Part-of-speech disabiguation using patterns in text

Date/Time: 
Thursday 8 December 2016, 5.30pm - 7.30pm

Venue:
Room 7140, Stoddart Building, City Campus, Sheffield Hallam University, Howard Street, Sheffield, S1 1WB

Speakers:
Mike Unwalla

Abstract

The controlled language ASD-STE100 (www.asd-ste100.org) is used for safety-critical maintenance documentation. To make text as clear as possible, each approved term in ASD-STE100 usually has only one part of speech. For example, the word 'oil' is permitted as a noun, but it is not permitted as a verb.

An effective term checker must give a warning only if a term is used incorrectly. Example:

  • Noun, correct, no message: The oil was dirty.
  • Verb, incorrect, message: When you oil the bearing, you must...

Mike shows how sets of patterns in text can be used to identify the part of speech that a term has (noun or verb). For example, in the structure ARTICLE+X+BE, X is a noun. Most text is more complex, and rules can be very complex. Although disambiguation is not always possible, it is sufficiently good to make an effective checker for ASD-STE100.
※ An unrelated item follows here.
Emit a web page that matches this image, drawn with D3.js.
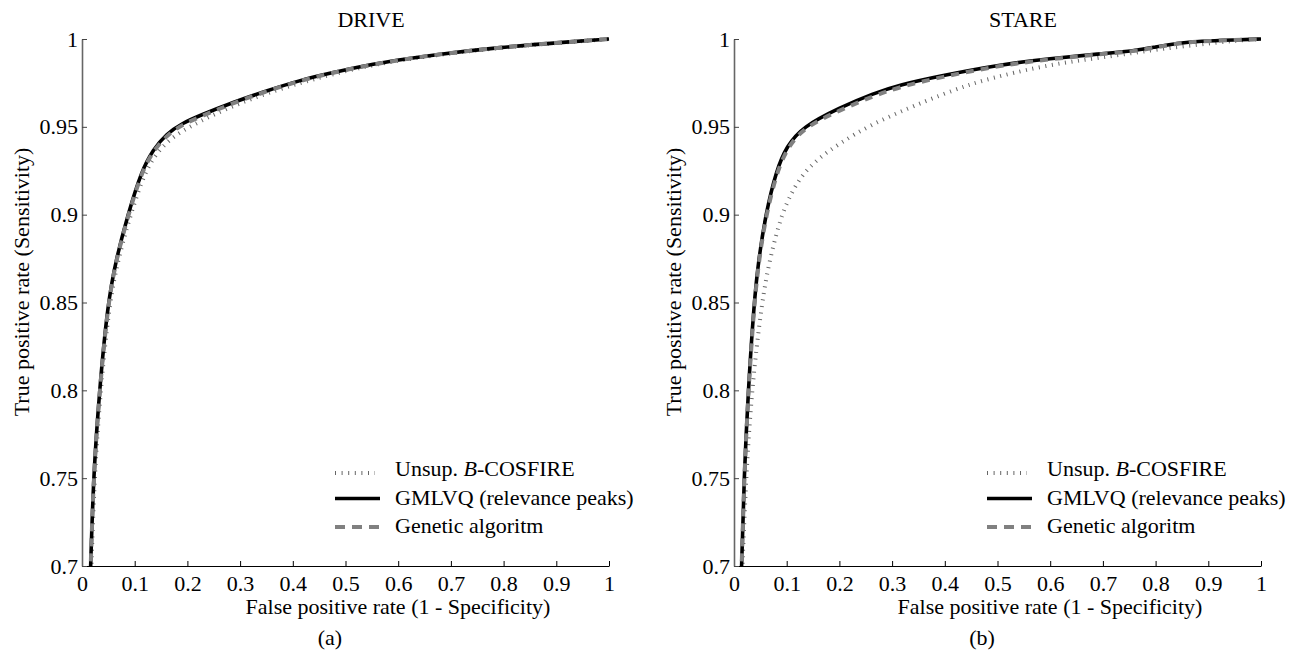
<!DOCTYPE html>
<html>
<head>
<meta charset="utf-8">
<script src="https://cdn.jsdelivr.net/npm/d3@7"></script>
<style>
  html, body { margin: 0; padding: 0; background: #fff; }
  svg text { font-family: "Liberation Serif", "Times New Roman", Times, serif; fill: #000; }
</style>
</head>
<body>
<svg id="fig" width="1305" height="652"></svg>
<script>
// ROC curves: false positive rate vs. true positive rate
const panelTitles = ["DRIVE", "STARE"];
const panelCaptions = ["(a)", "(b)"];
const xTicks = [0, 0.1, 0.2, 0.3, 0.4, 0.5, 0.6, 0.7, 0.8, 0.9, 1];
const xTickLabels = ["0", "0.1", "0.2", "0.3", "0.4", "0.5", "0.6", "0.7", "0.8", "0.9", "1"];
const yTicks = [0.7, 0.75, 0.8, 0.85, 0.9, 0.95, 1];
const yTickLabels = ["0.7", "0.75", "0.8", "0.85", "0.9", "0.95", "1"];
const seriesNames = ["Unsup. B-COSFIRE", "GMLVQ (relevance peaks)", "Genetic algoritm"];

// DRIVE — [fpr, tpr]
const driveUnsup = [
  [0.013, 0.66], [0.018, 0.70], [0.0235, 0.75], [0.035, 0.80], [0.052, 0.85], [0.069, 0.875],
  [0.092, 0.90], [0.120, 0.925], [0.145, 0.9365], [0.173, 0.9445], [0.210, 0.9510],
  [0.250, 0.9570], [0.300, 0.9635], [0.350, 0.9690], [0.4137, 0.9750], [0.470, 0.9795],
  [0.540, 0.9845], [0.600, 0.9877], [0.667, 0.9907], [0.793, 0.9951], [0.920, 0.9982], [1.0, 1.0]
];
const driveGmlvq = [
  [0.012, 0.66], [0.0165, 0.70], [0.0215, 0.75], [0.033, 0.80], [0.049, 0.85], [0.065, 0.875],
  [0.087, 0.90], [0.113, 0.925], [0.135, 0.937], [0.160, 0.946], [0.190, 0.952],
  [0.224, 0.9565], [0.287, 0.9640], [0.350, 0.9705], [0.4137, 0.9765], [0.470, 0.9805],
  [0.540, 0.9850], [0.600, 0.9880], [0.667, 0.9910], [0.793, 0.9953], [0.920, 0.9983], [1.0, 1.0]
];
const driveGenetic = [
  [0.012, 0.66], [0.0166, 0.70], [0.0217, 0.75], [0.0333, 0.80], [0.0495, 0.85], [0.0655, 0.875],
  [0.088, 0.90], [0.114, 0.925], [0.137, 0.937], [0.162, 0.9455], [0.192, 0.9515],
  [0.226, 0.9560], [0.288, 0.9637], [0.350, 0.9702], [0.4137, 0.9763], [0.470, 0.9804],
  [0.540, 0.9849], [0.600, 0.9879], [0.667, 0.9909], [0.793, 0.9953], [0.920, 0.9983], [1.0, 1.0]
];

// STARE — [fpr, tpr]
const stareUnsup = [
  [0.011, 0.66], [0.016, 0.70], [0.0228, 0.75], [0.0335, 0.80], [0.0525, 0.85], [0.068, 0.875],
  [0.090, 0.90], [0.110, 0.913], [0.130, 0.923], [0.160, 0.932], [0.200, 0.9405],
  [0.258, 0.9510], [0.330, 0.9605], [0.391, 0.9680], [0.450, 0.9745], [0.505, 0.9790],
  [0.600, 0.9855], [0.694, 0.9893], [0.789, 0.9935], [0.884, 0.9970], [0.950, 0.9990], [1.0, 1.0]
];
const stareGmlvq = [
  [0.010, 0.66], [0.0146, 0.70], [0.019, 0.75], [0.027, 0.80], [0.038, 0.85], [0.047, 0.875],
  [0.060, 0.90], [0.080, 0.925], [0.100, 0.939], [0.130, 0.950], [0.201, 0.9610],
  [0.264, 0.9690], [0.315, 0.9740], [0.391, 0.9790], [0.505, 0.9855], [0.600, 0.9888],
  [0.694, 0.9916], [0.760, 0.9932], [0.800, 0.9955], [0.840, 0.9976], [0.884, 0.9988], [0.950, 0.9995], [1.0, 1.0]
];
const stareGenetic = [
  [0.010, 0.66], [0.0147, 0.70], [0.0192, 0.75], [0.0273, 0.80], [0.0385, 0.85], [0.0478, 0.875],
  [0.061, 0.90], [0.082, 0.925], [0.103, 0.939], [0.135, 0.950], [0.201, 0.9595],
  [0.264, 0.9675], [0.315, 0.9728], [0.391, 0.9782], [0.505, 0.9850], [0.600, 0.9885],
  [0.694, 0.9914], [0.760, 0.9930], [0.800, 0.9952], [0.840, 0.9974], [0.884, 0.9987], [0.950, 0.9995], [1.0, 1.0]
];

const panels = [
  { title: panelTitles[0], caption: panelCaptions[0], series: [driveUnsup, driveGmlvq, driveGenetic] },
  { title: panelTitles[1], caption: panelCaptions[1], series: [stareUnsup, stareGmlvq, stareGenetic] }
];

// Layout
const FONT = 22;
const panelShift = 652;
const plotLeft = 82, plotTop = 39, plotW = 527, plotH = 527;

const styles = [
  { stroke: "#666", width: 4, dash: "1,5.6" },   // dotted
  { stroke: "#000", width: 3.6, dash: null },    // solid
  { stroke: "#808080", width: 4, dash: "8,7" }   // dashed
];
const legendDash = ["1,5.6", null, "10,7"];

const svg = d3.select("#fig");

panels.forEach((p, pi) => {
  const ox = plotLeft + pi * panelShift;
  const g = svg.append("g").attr("transform", `translate(${ox},${plotTop})`);

  const x = d3.scaleLinear().domain([0, 1]).range([0, plotW]);
  const y = d3.scaleLinear().domain([0.7, 1]).range([plotH, 0]);

  const clipId = "clip" + pi;
  g.append("clipPath").attr("id", clipId)
    .append("rect").attr("x", 0).attr("y", -4).attr("width", plotW + 4).attr("height", plotH + 4);

  // smooth B-spline through the sampled ROC points
  const line = d3.line()
    .x(d => x(d[0]))
    .y(d => y(d[1]))
    .curve(d3.curveBasis);

  const curves = g.append("g").attr("clip-path", `url(#${clipId})`);
  p.series.forEach((s, si) => {
    const st = styles[si];
    curves.append("path")
      .datum(s)
      .attr("d", line)
      .attr("fill", "none")
      .attr("stroke", st.stroke)
      .attr("stroke-width", st.width)
      .attr("stroke-dasharray", st.dash)
      .attr("stroke-linejoin", "round");
  });

  // Axes (ticks point inward)
  const xAxis = d3.axisBottom(x)
    .tickValues(xTicks)
    .tickFormat((d, i) => xTickLabels[i])
    .tickSize(-5).tickSizeOuter(0).tickPadding(9);
  const gx = g.append("g").attr("transform", `translate(0,${plotH})`).call(xAxis);
  gx.attr("font-family", null);
  gx.select(".domain").attr("stroke", "#000").attr("stroke-width", 1.2);
  gx.selectAll(".tick line").attr("stroke", "#000");
  gx.selectAll(".tick text").attr("font-size", FONT).attr("fill", "#000");

  const yAxis = d3.axisLeft(y)
    .tickValues(yTicks)
    .tickFormat((d, i) => yTickLabels[i])
    .tickSize(-5).tickSizeOuter(0).tickPadding(4);
  const gy = g.append("g").call(yAxis);
  gy.attr("font-family", null);
  gy.select(".domain").attr("stroke", "#666").attr("stroke-width", 1.6);
  gy.selectAll(".tick line").attr("stroke", "#444");
  gy.selectAll(".tick text").attr("font-size", FONT).attr("fill", "#000");

  // Title
  svg.append("text")
    .attr("x", 371 + pi * panelShift).attr("y", 27)
    .attr("text-anchor", "middle").attr("font-size", FONT)
    .text(p.title);

  // Axis labels
  svg.append("text")
    .attr("x", 398 + pi * panelShift).attr("y", 614)
    .attr("text-anchor", "middle").attr("font-size", FONT)
    .text("False positive rate (1 - Specificity)");

  svg.append("text")
    .attr("transform", `translate(${29 + pi * panelShift},282) rotate(-90)`)
    .attr("text-anchor", "middle").attr("font-size", FONT)
    .text("True positive rate (Sensitivity)");

  // Sub-caption
  svg.append("text")
    .attr("x", 330 + pi * panelShift).attr("y", 645)
    .attr("text-anchor", "middle").attr("font-size", FONT)
    .text(p.caption);

  // Legend
  const lg = svg.append("g").attr("transform", `translate(${335 + pi * panelShift},0)`);
  const rowsY = [473, 498.5, 527];
  const textY = [476, 505, 533];
  const lineEnds = [40, 45, 45];
  seriesNames.forEach((name, si) => {
    const st = styles[si];
    lg.append("line")
      .attr("x1", 0).attr("x2", lineEnds[si])
      .attr("y1", rowsY[si]).attr("y2", rowsY[si])
      .attr("stroke", st.stroke)
      .attr("stroke-width", st.width)
      .attr("stroke-dasharray", legendDash[si]);
    const t = lg.append("text").attr("x", 60).attr("y", textY[si]).attr("font-size", FONT);
    if (si === 0) {
      t.append("tspan").text("Unsup. ");
      t.append("tspan").attr("font-style", "italic").text("B");
      t.append("tspan").text("-COSFIRE");
    } else {
      t.text(name);
    }
  });
});
</script>
</body>
</html>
Although the presentation is primarily about part-of-speech disambiguation, Mike includes an overview of how the patterns are implemented in XML in a customized version of the open-source software LanguageTool (www.languagetool.org).

Speaker

Mike Unwalla is a freelance technical writer with more than 20 years of experience. He helps organizations to supply clear and effective user manuals to their customers. For more information, refer to www.techscribe.co.uk.

Timetable

The event will start with light refreshments at 5:30pm with the talk commencing at 6:30pm and concluding at 7:30pm.